1. trans. Of tenants in Ireland: to isolate and ostracize (a landlord or land agent, or anyone not participating in such action) socially and commercially, by withholding labour, the supply of food, custom, etc., in order to protest at the eviction of tenants, secure a reduction in rents, etc. Now hist.
1880 Glasgow Herald 1 Nov. 5/5 He [sc. Mr Savelle] advised the people to ‘Boycott’ any man who betrayed them by taking such land.
1880 Birmingham Daily Post 13 Nov. 5/6 Mr. Patrick Fergus, merchant, Ballinrobe, has been ‘Boycotted’ to use the local term.
2. trans. gen. To withdraw from commercial or social interaction with (a group, nation, person, etc.) as a protest or punishment; to refuse to handle or buy (goods), or refuse to participate in (an event, meeting, etc.), as a protest. Also fig.

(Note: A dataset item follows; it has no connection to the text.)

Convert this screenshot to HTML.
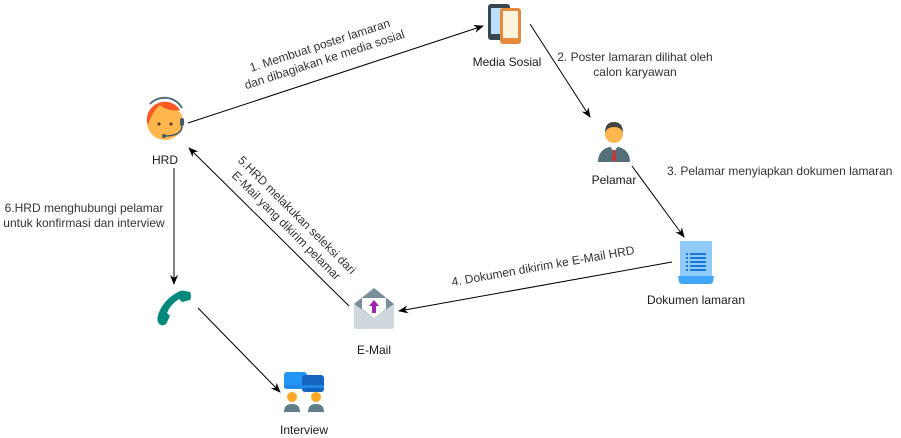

1880 Illustr. London News 18 Dec. 587/1 To ‘Boycott’ has already become a verb active, signifying to ‘ratten’, to intimidate, to ‘send to Coventry’, and to ‘taboo’.

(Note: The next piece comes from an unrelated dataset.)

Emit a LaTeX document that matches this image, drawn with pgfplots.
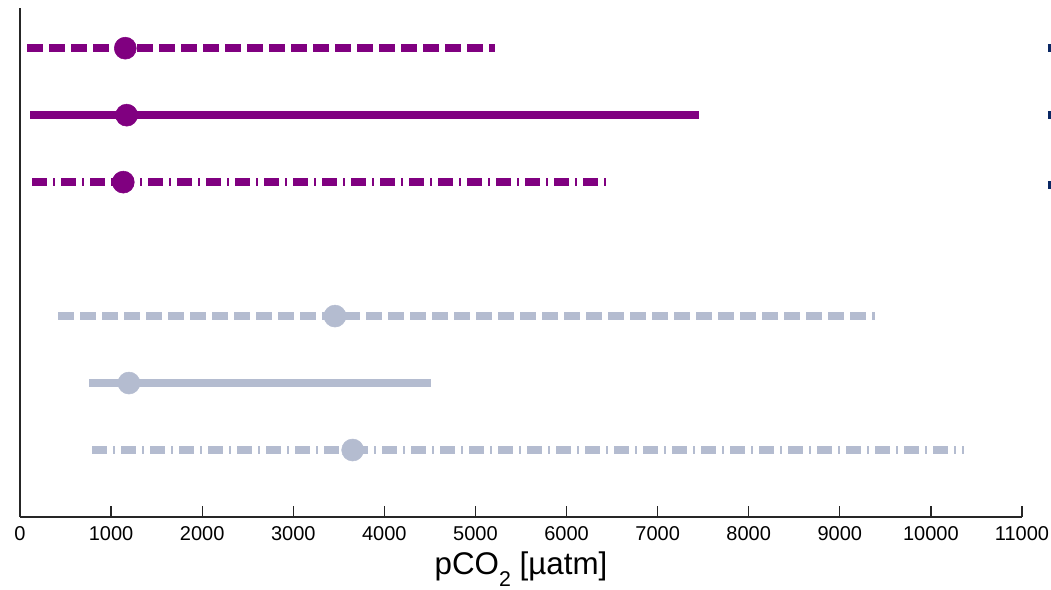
\documentclass[border=0pt]{standalone}
\usepackage{fontspec}
\setmainfont{Liberation Sans}
\usepackage{pgfplots}
\pgfplotsset{compat=1.18}
\definecolor{pur}{RGB}{128,0,128}
\definecolor{gry}{RGB}{180,188,208}
\definecolor{nav}{RGB}{10,40,100}
\begin{document}
\begin{tikzpicture}
\begin{axis}[
  scale only axis, width=751.5pt, height=381.75pt,
  xmin=0, xmax=11000, ymin=0, ymax=7.6,
  axis x line*=bottom, axis y line*=left,
  axis line style={line width=1.1pt, color=black!85},
  xtick={0,1000,...,11000}, ytick=\empty,
  tick align=inside, major tick length=8pt,
  tick style={line width=0.9pt, color=black!85},
  scaled x ticks=false,
  /pgf/number format/1000 sep={},
  /pgf/number format/assume math mode=true,
  xticklabel style={font=\fontsize{15}{17}\selectfont, yshift=-4pt},
  xlabel={pCO\raisebox{-0.4em}{\fontsize{16}{16}\selectfont 2} [µatm]},
  xlabel style={font=\fontsize{23.5}{26}\selectfont, yshift=-1pt},
  clip=false,
]
\coordinate (BL) at (rel axis cs:0,0);
\coordinate (TR) at (rel axis cs:1,1);
% purple group
\addplot[pur, line width=6pt, dash pattern=on 11.8pt off 4.7pt] coordinates {(77,7) (5214,7)};
\addplot[pur, line width=6pt] coordinates {(113,6) (7457,6)};
\addplot[pur, line width=6pt, dash pattern=on 11.25pt off 4.5pt on 1.5pt off 4.5pt] coordinates {(135,5) (6458,5)};
% grey group
\addplot[gry, line width=6pt, dash pattern=on 11.8pt off 4.7pt] coordinates {(420,3) (9389,3)};
\addplot[gry, line width=6pt] coordinates {(761,2) (4512,2)};
\addplot[gry, line width=6pt, dash pattern=on 11.25pt off 4.5pt on 1.5pt off 4.5pt] coordinates {(794,1) (10359,1)};
% markers
\addplot[only marks, mark=*, mark size=8.25pt, mark options={pur, fill=pur}] coordinates {(1156,7) (1171,6) (1134,5)};
\addplot[only marks, mark=*, mark size=8.25pt, mark options={gry, fill=gry}] coordinates {(3458,3) (1196,2) (3652,1)};
% cut-off marks at the right edge
\addplot[nav, line width=6pt] coordinates {(11285,7) (11320,7)};
\addplot[nav, line width=6pt] coordinates {(11285,6) (11320,6)};
\addplot[nav, line width=6pt] coordinates {(11285,4.95) (11320,4.95)};
\end{axis}
\pgfresetboundingbox
\path ([shift={(-15pt,-54.75pt)}]BL) rectangle ([shift={(21.75pt,6pt)}]TR);
\end{tikzpicture}
\end{document}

1881 Q. Rev. 117 The lineal ancestors of the Land League ‘boycotted’ the poet.
1881 Spectator 22 Jan. 119 Dame Nature arose..She ‘Boycotted’ London from Kew to Mile End.

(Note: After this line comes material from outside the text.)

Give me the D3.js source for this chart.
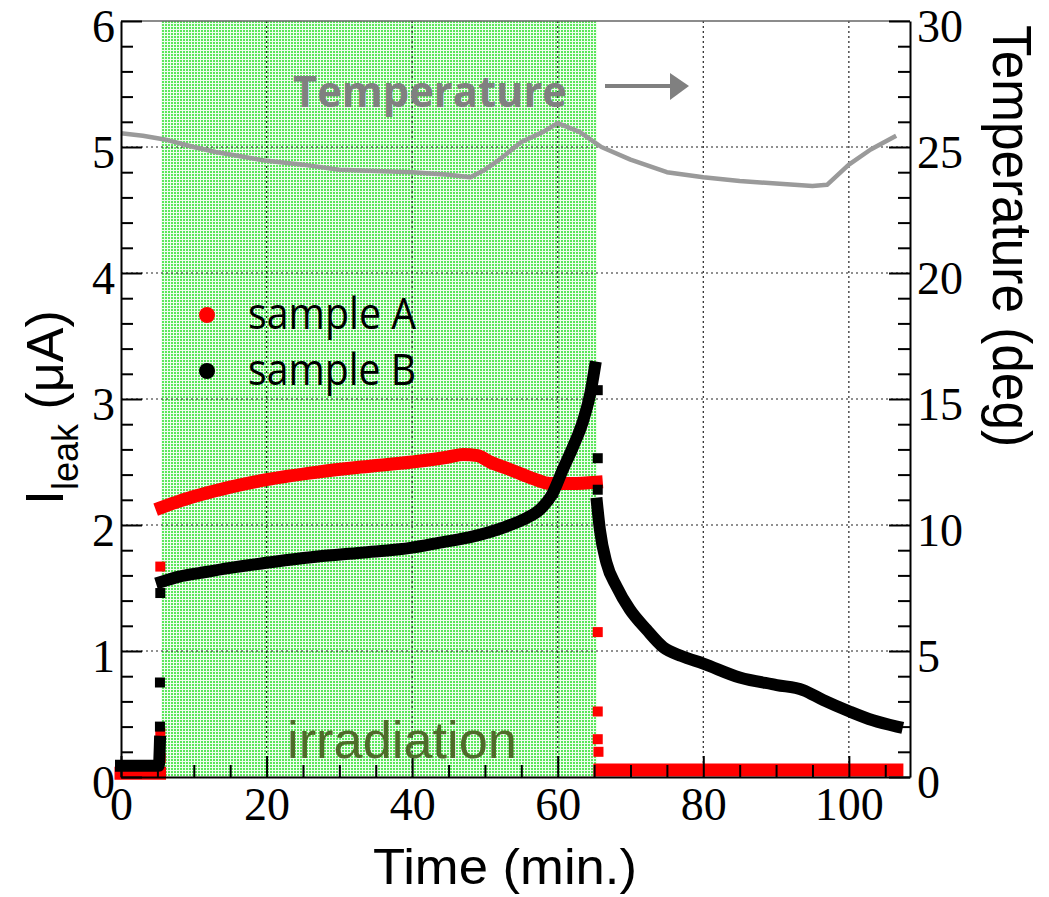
<!DOCTYPE html>
<html>
<head>
<meta charset="utf-8">
<script src="https://cdn.jsdelivr.net/npm/d3@7"></script>
<style>
  body { margin: 0; background: #fff; }
  svg { display: block; }
</style>
</head>
<body>
<div id="viz"></div>
<script>
// values

// sample A (red), band segments: NaN = break
var aTime = [0, 5.3, NaN, 5.6, 8, 10.9, 15, 20, 27, 33, 40, 45, 47, 49, 50.7, 53, 55.2, 57, 58.9, 62, 65.3, NaN, 65.8, 106.6];
var aCurr = [0.03, 0.03, NaN, 2.14, 2.19, 2.24, 2.30, 2.36, 2.42, 2.46, 2.50, 2.54, 2.56, 2.55, 2.50, 2.45, 2.40, 2.36, 2.33, 2.33, 2.34, NaN, 0.055, 0.055];
// isolated red points on the jumps
var aJumpTime = [5.4, 5.45, 5.4, 65.5, 65.5, 65.5, 65.6];
var aJumpCurr = [0.35, 0.15, 1.67, 1.15, 0.52, 0.30, 0.2];

// sample B (black)
var bTime = [0, 5.2, 5.35, NaN, 5.6, 8, 10.9, 15, 20, 27, 33, 40, 43.8, 48.4, 53, 55.5, 57.5, 59.3, 60.7, 62.1, 63.5, 64.5, 65.1, NaN,
             65.4, 65.8, 66.7, 68.1, 69.9, 72.2, 74.5, 77, 80, 85, 90.1, 93.7, 96.5, 100.1, 103.3, 106.6];
var bCurr = [0.09, 0.09, 0.28, NaN, 1.55, 1.59, 1.62, 1.66, 1.70, 1.75, 1.78, 1.82, 1.86, 1.91, 1.99, 2.05, 2.12, 2.25, 2.44, 2.62, 2.83, 3.05, 3.25, NaN,
             2.17, 1.96, 1.70, 1.51, 1.33, 1.17, 1.03, 0.96, 0.90, 0.79, 0.73, 0.69, 0.61, 0.52, 0.45, 0.40];
var bJumpTime = [5.35, 5.35, 5.4, 65.5, 65.5, 65.5];
var bJumpCurr = [0.40, 0.75, 1.46, 3.07, 2.53, 2.28];

// temperature (right axis)
var tTime = [0, 3, 6, 10, 13, 17, 20, 25, 30, 35, 40, 45, 48, 50, 52, 55, 58, 60, 63, 66, 70, 75, 80, 85, 90, 95, 97, 100, 103, 106.5];
var tDeg  = [25.55, 25.45, 25.3, 25.0, 24.8, 24.6, 24.45, 24.3, 24.1, 24.05, 24.0, 23.9, 23.8, 24.1, 24.5, 25.2, 25.6, 25.95, 25.6, 25.0, 24.5, 24.0, 23.8, 23.65, 23.55, 23.45, 23.5, 24.3, 24.9, 25.45];

// irradiation window (min.)
var irrStart = 5.5, irrEnd = 65.4;

var xTicks = [0, 20, 40, 60, 80, 100];
var yTicks = [0, 1, 2, 3, 4, 5, 6];
var tTicks = [0, 5, 10, 15, 20, 25, 30];

var W = 1049, H = 897;
var pl = 121, pr = 910, pt = 21, pb = 777;

var x = d3.scaleLinear().domain([0, 108.4]).range([pl, pr]);
var y = d3.scaleLinear().domain([0, 6]).range([pb, pt]);
var yT = d3.scaleLinear().domain([0, 30]).range([pb, pt]);

var svg = d3.select('#viz').append('svg')
  .attr('width', W)
  .attr('height', H);

// dotted green fill
var defs = svg.append('defs');
var pat = defs.append('pattern')
  .attr('id', 'greenDots')
  .attr('patternUnits', 'userSpaceOnUse')
  .attr('width', 3).attr('height', 3);
pat.append('rect').attr('width', 3).attr('height', 3).attr('fill', '#effdef');
pat.append('rect').attr('width', 2).attr('height', 2).attr('fill', '#5ae65a');

svg.append('rect')
  .attr('x', x(irrStart))
  .attr('y', pt)
  .attr('width', x(irrEnd) - x(irrStart))
  .attr('height', pb - pt)
  .attr('fill', 'url(#greenDots)');

// grid
var grid = svg.append('g').attr('stroke', '#222').attr('stroke-width', 1.2).attr('stroke-dasharray', '2,3');
grid.selectAll('.vg').data(xTicks.slice(1)).enter().append('line')
  .attr('x1', d => x(d)).attr('x2', d => x(d))
  .attr('y1', pt).attr('y2', pb);
grid.selectAll('.hg').data(yTicks.slice(1, -1)).enter().append('line')
  .attr('x1', pl).attr('x2', pr)
  .attr('y1', d => y(d)).attr('y2', d => y(d));

// frame top
svg.append('line')
  .attr('x1', pl).attr('x2', pr)
  .attr('y1', pt).attr('y2', pt)
  .attr('stroke', '#666').attr('stroke-width', 1.5);

// temperature line
var tData = tTime.map((t, i) => [t, tDeg[i]]);
svg.append('path')
  .datum(tData)
  .attr('fill', 'none')
  .attr('stroke', '#9a9a9a')
  .attr('stroke-width', 4.5)
  .attr('stroke-linejoin', 'round')
  .attr('d', d3.line().x(d => x(d[0])).y(d => yT(d[1])));

// data bands
var band = d3.line()
  .defined(d => !isNaN(d[1]))
  .x(d => x(d[0])).y(d => y(d[1]))
  .curve(d3.curveMonotoneX);

var aData = aTime.map((t, i) => [t, aCurr[i]]);
var bData = bTime.map((t, i) => [t, bCurr[i]]);

svg.append('path').datum(aData)
  .attr('fill', 'none').attr('stroke', '#ff0000')
  .attr('stroke-width', 13).attr('stroke-linejoin', 'round').attr('stroke-linecap', 'square')
  .attr('d', band);

svg.selectAll('.aj').data(aJumpTime).enter().append('rect')
  .attr('x', (d, i) => x(d) - 5).attr('y', (d, i) => y(aJumpCurr[i]) - 5)
  .attr('width', 10).attr('height', 10)
  .attr('fill', '#ff0000');

svg.append('path').datum(bData)
  .attr('fill', 'none').attr('stroke', '#000')
  .attr('stroke-width', 12).attr('stroke-linejoin', 'round').attr('stroke-linecap', 'square')
  .attr('d', band);

svg.selectAll('.bj').data(bJumpTime).enter().append('rect')
  .attr('x', (d, i) => x(d) - 5).attr('y', (d, i) => y(bJumpCurr[i]) - 5)
  .attr('width', 10).attr('height', 10)
  .attr('fill', '#000');

// axes
var tickFont = '"Liberation Serif", "Times New Roman", serif';
function styleAxis(g) {
  g.select('.domain').attr('stroke', '#000').attr('stroke-width', 2);
  g.selectAll('.tick line').attr('stroke', '#000').attr('stroke-width', 2);
  g.selectAll('.tick text').attr('font-family', tickFont).attr('font-size', 46).attr('fill', '#000');
}

var xMinor = d3.range(0, 108, 5).filter(d => d % 20 != 0);
var yMinor = d3.range(0, 6, 0.2).filter(d => Math.abs(d - Math.round(d)) > 0.01);
var tMinor = d3.range(0, 30, 1).filter(d => d % 5 != 0);
var fmt = d3.format('d');

var xAxis = svg.append('g').attr('transform', 'translate(0,' + pb + ')')
  .call(d3.axisBottom(x).tickValues(xTicks).tickFormat(fmt).tickSize(-21).tickSizeOuter(0).tickPadding(10));
styleAxis(xAxis);
xAxis.selectAll('.tick text').attr('dy', '0.71em');
svg.append('g').attr('transform', 'translate(0,' + pb + ')')
  .call(d3.axisBottom(x).tickValues(xMinor).tickSize(-12).tickFormat(''))
  .call(g => { g.select('.domain').remove(); g.selectAll('.tick line').attr('stroke', '#000').attr('stroke-width', 2); });

var yAxis = svg.append('g').attr('transform', 'translate(' + pl + ',0)')
  .call(d3.axisLeft(y).tickValues(yTicks).tickFormat(fmt).tickSize(-21).tickSizeOuter(0).tickPadding(6));
styleAxis(yAxis);
yAxis.selectAll('.tick text').attr('dy', '0.45em');
svg.append('g').attr('transform', 'translate(' + pl + ',0)')
  .call(d3.axisLeft(y).tickValues(yMinor).tickSize(-12).tickFormat(''))
  .call(g => { g.select('.domain').remove(); g.selectAll('.tick line').attr('stroke', '#000').attr('stroke-width', 2); });

var tAxis = svg.append('g').attr('transform', 'translate(' + pr + ',0)')
  .call(d3.axisRight(yT).tickValues(tTicks).tickFormat(fmt).tickSize(-21).tickSizeOuter(0).tickPadding(7));
styleAxis(tAxis);
tAxis.selectAll('.tick text').attr('dy', '0.45em');
svg.append('g').attr('transform', 'translate(' + pr + ',0)')
  .call(d3.axisRight(yT).tickValues(tMinor).tickSize(-12).tickFormat(''))
  .call(g => { g.select('.domain').remove(); g.selectAll('.tick line').attr('stroke', '#000').attr('stroke-width', 2); });

// titles
var sans = '"Liberation Sans", Arial, sans-serif';
svg.append('text')
  .attr('x', 505).attr('y', 884)
  .attr('text-anchor', 'middle')
  .attr('font-family', sans).attr('font-size', 50)
  .attr('textLength', 264).attr('lengthAdjust', 'spacingAndGlyphs')
  .text('Time (min.)');

var yTitle = svg.append('text')
  .attr('transform', 'translate(63,505) rotate(-90)')
  .attr('font-family', sans).attr('font-size', 54);
yTitle.append('tspan').text('I');
yTitle.append('tspan').attr('font-size', 36).attr('dy', 15).text('leak');
yTitle.append('tspan').attr('font-size', 52).attr('dy', -15).text(' (μA)');

svg.append('text')
  .attr('transform', 'translate(993,25) rotate(90)')
  .attr('font-family', sans).attr('font-size', 56)
  .attr('textLength', 422).attr('lengthAdjust', 'spacingAndGlyphs')
  .text('Temperature (deg)');

// legend
var legend = svg.append('g');
var legCols = ['#ff0000', '#000'];
var legNames = ['sample A', 'sample B'];
legend.selectAll('circle').data(legNames).enter().append('circle')
  .attr('cx', 207).attr('cy', (d, i) => 315 + i * 56)
  .attr('r', 8)
  .attr('fill', (d, i) => legCols[i]);
legend.selectAll('text').data(legNames).enter().append('text')
  .attr('x', 248).attr('y', (d, i) => 329 + i * 56)
  .attr('font-family', '"Open Sans", "Noto Sans", sans-serif').attr('font-size', 44)
  .attr('textLength', 168).attr('lengthAdjust', 'spacingAndGlyphs')
  .text(d => d);

// annotations
svg.append('text')
  .attr('x', 287).attr('y', 758)
  .attr('font-family', sans).attr('font-size', 52)
  .attr('fill', '#4f6b2a')
  .attr('textLength', 230).attr('lengthAdjust', 'spacingAndGlyphs')
  .text('irradiation');

svg.append('text')
  .attr('x', 293).attr('y', 107)
  .attr('font-family', '"Open Sans", sans-serif').attr('font-weight', 'bold').attr('font-size', 43)
  .attr('fill', '#808080')
  .attr('textLength', 274).attr('lengthAdjust', 'spacingAndGlyphs')
  .text('Temperature');

svg.append('line')
  .attr('x1', 605).attr('x2', 672).attr('y1', 86).attr('y2', 86)
  .attr('stroke', '#808080').attr('stroke-width', 4);
svg.append('path')
  .attr('d', d3.line()([[670, 73], [689, 86], [670, 100]]))
  .attr('fill', '#808080');
</script>
</body>
</html>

1882 L. STEPHEN Swift vii. 157 Briefly, the half-pence were to be ‘Boycotted’.
1908 Westm. Gaz. 20 Aug. 2/1 The local Labour Party is inclined to boycott preference voting.
1928 G. B. SHAW Intell. Woman’s Guide Socialism I. 218 Boycotting the Churches as mere contrivances for doping the workers into submission to Capitalism.
   
(Oxford English Dictionary)
boycott, n.
Withdrawal from social or commercial interaction or cooperation with a group, nation, person, etc., intended as a protest or punishment. Now usually as a count noun: an instance of this; (also) a refusal to buy certain goods or participate in a particular event, as a form of protest or punishment.
Originally in the context of land disputes in Ireland: see BOYCOTT v. 1.
1880 Times 9 Dec. 10/2 They also do not feel warranted in regarding the threat of ‘Boycott’ as one which comes within the Act.
1885 Pall Mall Gaz. 19 Nov. 3/2 Those who have continued to hire Chinese labour and patronize the same since the Boycott.
1919 G. B. SHAW Peace Conf. Hints vi. 84 Such widely advocated and little thought-out ‘sanctions’ as the outlawry and economic boycott of a recalcitrant nation.
1941 Amer. Polit. Sci. Rev. 35 495 Organized social compulsion imposed both private and governmental boycott on non-complying employers.
 
(Oxford English Dictionary)
girlcott, v.
[< GIRL n. + -cott (in BOYCOTT v.), with BOYCOTT v. being humorously understood as showing BOY n.1]
trans. Of a woman or group of women: to boycott.
1884 Argus (New Philadelphia, Ohio) 3 Apr. 3/7 The young women..have resolved to girlcott any young man that smokes or goes out of the theatre between acts.
1943 Kingsport (Tennessee) News (Electronic text) 12 July, The Cabinet wives girlcotted Peggy and lobbied at Jackson until the Secretary was forced to resign.
1987 K. LETTE Girls’ Night Out (1989) 215 Julia wears no make-up, always meets her journalistic deadlines, girl-cotts products from South Africa.
2001 F. POPCORN & A. HANFT Dict. Future 192 Female tennis players have considered, but have not yet girlcotted, Grand Slam events that award more prize money to men.
   
(Oxford English Dictionary)
girlcott, n.
[< GIRLCOTT v., after BOYCOTT n.]

A boycott carried out by a woman or group of women.
1891 Mountain Democrat (Placerville, Calif.) (Electronic text) 5 Sept., Port Huron is said to have a girlcott—i.e. the marriageable young women have combined against the boys. The girlcott will end by the girls getting married.
1966 Times 14 Nov. 11/2 Housewives have been banding togetherin a grand girlcott as it has been called—to picket stores that offer trading stamps and other inducements to buy that seem to bear no relation to the price or quality of the goods.
2006 National NOW Times Fall 2/1 We were inspired by the Pittsburgh high schoolers..who had grabbed headlines and kudos last fall with their ‘girlcott’ of insulting t-shirts made by clothier Abercrombie & Fitch.